Confesso que não poli ou fiz várias edições no texto. Eu só abri o aplicativo de notas e senti uma necessidade de escrever - uma das melhores e piores sensações que existem, e quem sabe, sabe. Hehe.
Acredito que essa última e única imagem aqui, da segunda temporada de White Lotus
(e sim eu irei escrever sobre o final da atual terceira e ótima temporada também)foi um momento da série que realmente foi crescendo em mim, cada vez mais. E conforme eu vou chegando aos poucos mas com certeza aos 30, vai fazendo cada vez mais sentido também.
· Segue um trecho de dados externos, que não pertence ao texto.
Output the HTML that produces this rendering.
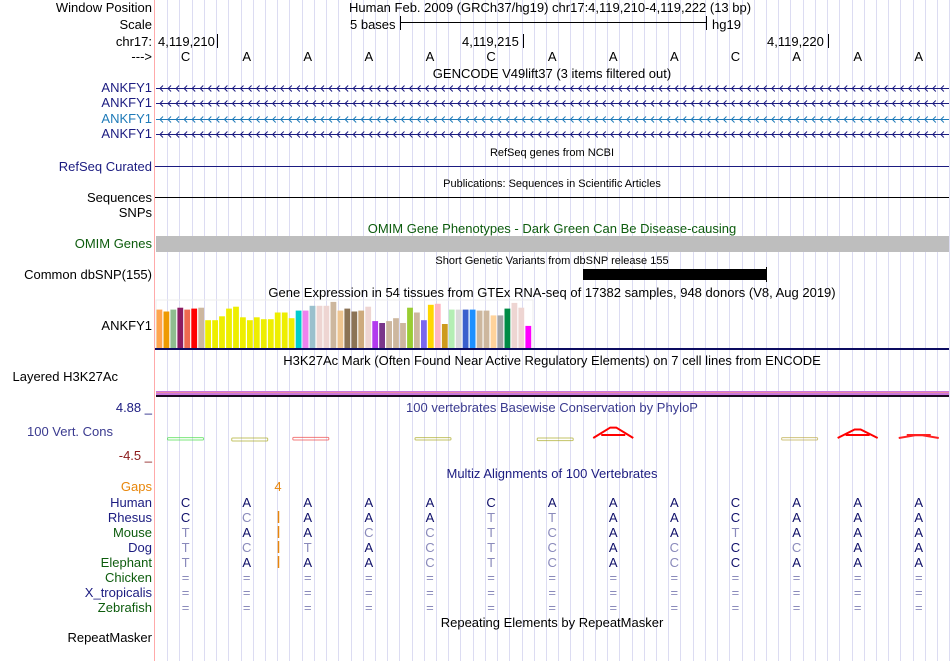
<!DOCTYPE html>
<html><head><meta charset="utf-8"><style>
body{margin:0;background:#fff;}
svg{display:block;font-family:"Liberation Sans",sans-serif;}
</style></head><body>
<svg id="c" width="950" height="661" viewBox="0 0 950 661">
<g id="grid"></g>
<line x1="154.5" y1="0" x2="154.5" y2="661" stroke="#ffaaaa" stroke-width="1"/>
<g font-size="13" text-anchor="end" id="labels">
<text x="152" y="12" fill="#000">Window Position</text>
<text x="152" y="29" fill="#000">Scale</text>
<text x="152" y="46" fill="#000">chr17:</text>
<text x="152" y="61" fill="#000">---&gt;</text>
<text x="152" y="92" fill="#1b1b80">ANKFY1</text>
<text x="152" y="107" fill="#1b1b80">ANKFY1</text>
<text x="152" y="123" fill="#1e7ab8">ANKFY1</text>
<text x="152" y="138" fill="#1b1b80">ANKFY1</text>
<text x="152" y="171" fill="#1b1b80">RefSeq Curated</text>
<text x="152" y="202" fill="#000">Sequences</text>
<text x="152" y="217" fill="#000">SNPs</text>
<text x="152" y="248" fill="#0d5c0d">OMIM Genes</text>
<text x="152" y="279" fill="#000">Common dbSNP(155)</text>
<text x="152" y="330" fill="#000">ANKFY1</text>
<text x="118" y="381" fill="#000">Layered H3K27Ac</text>
<text x="152" y="412" fill="#1b1b80">4.88 _</text>
<text x="113" y="436" fill="#3a3a8f">100 Vert. Cons</text>
<text x="152" y="460" fill="#8b1a1a">-4.5 _</text>
<text x="152" y="491" fill="#e8860a">Gaps</text>
<text x="152" y="507" fill="#1b1b80">Human</text>
<text x="152" y="522" fill="#1b1b80">Rhesus</text>
<text x="152" y="537" fill="#0d5c0d">Mouse</text>
<text x="152" y="552" fill="#1b1b80">Dog</text>
<text x="152" y="567" fill="#0d5c0d">Elephant</text>
<text x="152" y="582" fill="#0d5c0d">Chicken</text>
<text x="152" y="597" fill="#1b1b80">X_tropicalis</text>
<text x="152" y="612" fill="#0d5c0d">Zebrafish</text>
<text x="152" y="642" fill="#000">RepeatMasker</text>
</g>
<g font-size="13" fill="#000">
<text x="349" y="12">Human Feb. 2009 (GRCh37/hg19)   chr17:4,119,210-4,119,222 (13 bp)</text>
<text x="350" y="29">5 bases</text>
<line x1="401" y1="22.5" x2="706" y2="22.5" stroke="#000"/>
<line x1="400.5" y1="16" x2="400.5" y2="30" stroke="#000"/>
<line x1="706.5" y1="16" x2="706.5" y2="30" stroke="#000"/>
<text x="712" y="29">hg19</text>
<text x="158" y="46">4,119,210</text>
<line x1="217.5" y1="34" x2="217.5" y2="48" stroke="#000"/>
<text x="462" y="46">4,119,215</text>
<line x1="523.5" y1="34" x2="523.5" y2="48" stroke="#000"/>
<text x="767" y="46">4,119,220</text>
<line x1="828.5" y1="34" x2="828.5" y2="48" stroke="#000"/>
</g>
<g id="bases" font-size="13" text-anchor="middle"></g>
<g font-size="13" text-anchor="middle">
<text x="552" y="78">GENCODE V49lift37 (3 items filtered out)</text>
<text x="552" y="156" font-size="11">RefSeq genes from NCBI</text>
<text x="552" y="187" font-size="11">Publications: Sequences in Scientific Articles</text>
<text x="552" y="233" fill="#0d5c0d">OMIM Gene Phenotypes - Dark Green Can Be Disease-causing</text>
<text x="552" y="264" font-size="11">Short Genetic Variants from dbSNP release 155</text>
<text x="552" y="297">Gene Expression in 54 tissues from GTEx RNA-seq of 17382 samples, 948 donors (V8, Aug 2019)</text>
<text x="552" y="365">H3K27Ac Mark (Often Found Near Active Regulatory Elements) on 7 cell lines from ENCODE</text>
<text x="552" y="412" fill="#3a3a8f">100 vertebrates Basewise Conservation by PhyloP</text>
<text x="552" y="478" fill="#1b1b80">Multiz Alignments of 100 Vertebrates</text>
<text x="552" y="627">Repeating Elements by RepeatMasker</text>
</g>
<g id="genes"></g>
<line x1="155" y1="166.5" x2="949" y2="166.5" stroke="#1b1b80"/>
<line x1="155" y1="197.5" x2="949" y2="197.5" stroke="#000"/>
<rect x="156" y="236" width="793" height="16" fill="#bebebe"/>
<rect x="583" y="269" width="183" height="11" fill="#000"/>
<line x1="766.5" y1="267" x2="766.5" y2="282" stroke="#000"/>
<rect x="156" y="300" width="377" height="49" fill="none" stroke="#eee"/>
<g id="gtex"></g>
<rect x="155" y="348" width="794" height="2" fill="#0c0c60"/>
<rect x="156" y="391" width="793" height="4" fill="#cc77dd"/>
<rect x="156" y="392" width="793" height="1" fill="#e88aa0"/>
<rect x="156" y="395" width="793" height="2" fill="#1a0a20"/>
<g id="phylop"></g>
<g id="multiz" font-size="13" text-anchor="middle"></g>
</svg>
<script>
var refBases = ["C","A","A","A","A","C","A","A","A","C","A","A","A"];
var rhesusSeq = "CCAAATTAACAAA";
var mouseSeq = "TAACCTCAATAAA";
var dogSeq = "TCTACTCACCCAA";
var elephantSeq = "TAAACTCACCAAA";
var gtexColors = ["#FFA54F","#EE9A00","#8FBC8F","#8B1C62","#EE6A50","#FF0000","#CDB79E",
"#EEEE00","#EEEE00","#EEEE00","#EEEE00","#EEEE00","#EEEE00","#EEEE00","#EEEE00","#EEEE00","#EEEE00","#EEEE00","#EEEE00","#EEEE00",
"#00CDCD","#EE82EE","#9AC0CD","#EED5D2","#EED5D2","#CDB79E","#EEC591","#8B7355","#8B7355","#CDAA7D","#EED5D2",
"#B23AEE","#7A378B","#CDB79E","#CDB79E","#CDB79E","#9ACD32","#CDB79E","#7A67EE","#FFD700","#FFB6C1","#CD9B1D",
"#B4EEB4","#D9D9D9","#3A5FCD","#1E90FF","#CDB79E","#CDB79E","#FFD39B","#A6A6A6","#008B45","#EED5D2","#EED5D2","#FF00FF"];
var gtexValues = [40,38,40,42,40,41,42,
29,29,33,41,43,32,29,32,30,30,37,37,31,
39,39,44,44,44,48,39,41,38,39,43,
28,26,28,31,26,42,37,29,45,46,25,
40,40,40,40,39,39,34,34,41,47,42,23];
var phylopValues = [0.05,-0.15,0.1,0.05,-0.1,1.8,0.05,1.5,0.6];
var phylopPos = [0.0,1.05,2.05,4.05,6.05,7,10.05,11,12];
var phylopColors = ["#44dd44","#aaaa22","#ee4444","#aaaa22","#aaaa22","#ff0000","#bbaa44","#ff0000","#ff2020"];

var NS="http://www.w3.org/2000/svg";
function el(tag,attrs,parent){var e=document.createElementNS(NS,tag);for(var k in attrs)e.setAttribute(k,attrs[k]);parent.appendChild(e);return e;}
var x0=155, bw=61.1;
function xBase(i){return x0+bw*(i+0.5);}
var grid=document.getElementById('grid');
for(var gx=167.2;gx<950;gx+=12.22){var l=el('line',{x1:Math.round(gx)+0.5,y1:0,x2:Math.round(gx)+0.5,y2:661,stroke:'#dcdcf2'},grid);

}
var bg=document.getElementById('bases');
refBases.forEach(function(b,i){var t=el('text',{x:xBase(i),y:61},bg);t.textContent=b;

});
var gg=document.getElementById('genes');
[[88,'#1b1b80'],[103,'#1b1b80'],[119,'#1e7ab8'],[134,'#1b1b80']].forEach(function(r,j){
var g=el('g',{},gg);


el('line',{x1:156,y1:r[0]+0.5,x2:949,y2:r[0]+0.5,stroke:r[1]},g);
var d='';for(var ax=160;ax<948;ax+=8.05){d+='M'+(ax+3)+' '+(r[0]-2.5)+'L'+ax+' '+(r[0]+0.5)+'L'+(ax+3)+' '+(r[0]+3.5);}
el('path',{d:d,stroke:r[1],fill:'none','stroke-width':1},g);});
var gt=document.getElementById('gtex');
var gMax=50, gBase=348, gH=48;
function yG(v){return gBase-v/gMax*gH;}
gtexValues.forEach(function(v,i){var r=el('rect',{x:(156.5+i*6.96).toFixed(1),y:yG(v).toFixed(1),width:5.8,height:(gBase-yG(v)).toFixed(1),fill:gtexColors[i]},gt);

});
var pg=document.getElementById('phylop');
var pZero=439, pTop=408, pMax=4.88;
function yP(v){return pZero-(v/pMax)*(pZero-pTop);}
phylopValues.forEach(function(v,i){
var cx=x0+bw*(phylopPos[i]+0.5), yt=yP(v), s;
if(v>0.3){s=el('path',{d:'M'+(cx-20)+' '+(pZero-1)+'L'+(cx-3)+' '+yt+'H'+(cx+3)+'L'+(cx+20)+' '+(pZero-1)+'M'+(cx-12)+' '+(pZero-4)+'H'+(cx+12),stroke:phylopColors[i],'stroke-width':2,fill:'none'},pg);}
else{s=el('rect',{x:cx-18,y:Math.min(yt,pZero)-1,width:36,height:Math.abs(pZero-yt)+2,fill:'none',stroke:phylopColors[i],'stroke-width':1,'stroke-opacity':0.7,rx:1},pg);}

});
var mg=document.getElementById('multiz');
var g4=el('text',{x:278,y:491,fill:'#e8860a'},mg);g4.textContent='4';


var rows=[refBases.join(''),rhesusSeq,mouseSeq,dogSeq,elephantSeq];
rows.forEach(function(seq,r){for(var i=0;i<13;i++){var c=seq[i];
var dark=(r==0)||c==refBases[i];
var t=el('text',{x:xBase(i),y:507+r*15,fill:dark?'#10106a':'#8a8abb'},mg);t.textContent=c;

}});
for(var r=0;r<3;r++){for(var i=0;i<13;i++){var t=el('text',{x:xBase(i),y:582+r*15,fill:'#8a8abb'},mg);t.textContent='=';

}}
for(var r=1;r<5;r++){var gl=el('line',{x1:278.5,y1:496+r*15,x2:278.5,y2:508+r*15,stroke:'#e8860a','stroke-width':1.5},mg);

}
</script>
</body></html>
E quero observar que também usando essa imagem como exemplo, preciso dizer que de maneira alguma esse texto deve ser um guia ou canalizador pra você deixar de sentir as dores que alguém, mesmo que seja um pai, mãe ou parente qualquer, te causou. Pelo contrário. Acolha sua dor, mas tenta não se limitar nela. A não ser que se torne física como as minhas. Daí você pode e deve tomar analgésicos. Mas sempre lembra do motivo pelo qual você tá tomando. Ou tenta encontrar a causa raiz. Pra aí, então, nada ser apenas band-aid. ☺️
Um abraço,
- Alice
Pareceu que eu estava lendo uma descrição do meu pai e da minha relação com ele. Com duas diferenças... A primeira é que, apesar de tentar muito se encaixar e "vencer" e de todo o seu discurso baseado nisso, meu pai criou uma dívida imensa, faliu e hoje tem muita dificuldade em se sustentar e precisa de muito suporte (mais do quenele realmente tem). A segunda é que meu pai ainda está vivo, viveu tempo suficiente para me ver recebendo o diagnóstico de autismo e para, alguns anos depois, receber o seu próprio diagnóstico de autismo. Hoje ele sabe que não irá se encaixar, que seus sonhos antigos não combinam com seu real funcionamento (se é que combinam com o de alguém) e está criando novos sonhos.
Eu, por minha vez, também casada com um homem que cuida de mim de todas as maneiras possíveis, ainda me culpo por ter 39 anos e não ter conseguido construir uma carreira, não ser mais capaz de trabalhar (nem dentro de casa, nem fora das minhas antigas áreas de atuação) e não ter perspectiva de voltar a sê-lo (não só por causa do autismo, há outras questões envolvidas.)
Tenho tentado ser mais gentil comigo mesma... Mas o medo vem. Se, antes do diagnóstico, por ser sempre comparada pelos outros ao meu pai (mesmo vivendo em constante conflito com ele), eu tinha medo de acabar também falida... hoje, depois do diagnóstico, tenho medo de perder quem cuide de mim e, por não ser capaz de me sustentar sozinha, acabar também como ele, precisando de muito mais suporte do que poderei receber...
Alice, que texto LINDO! Dá de ver que você escreveu para o seu pai, me senti lendo por uma frestinha na parede.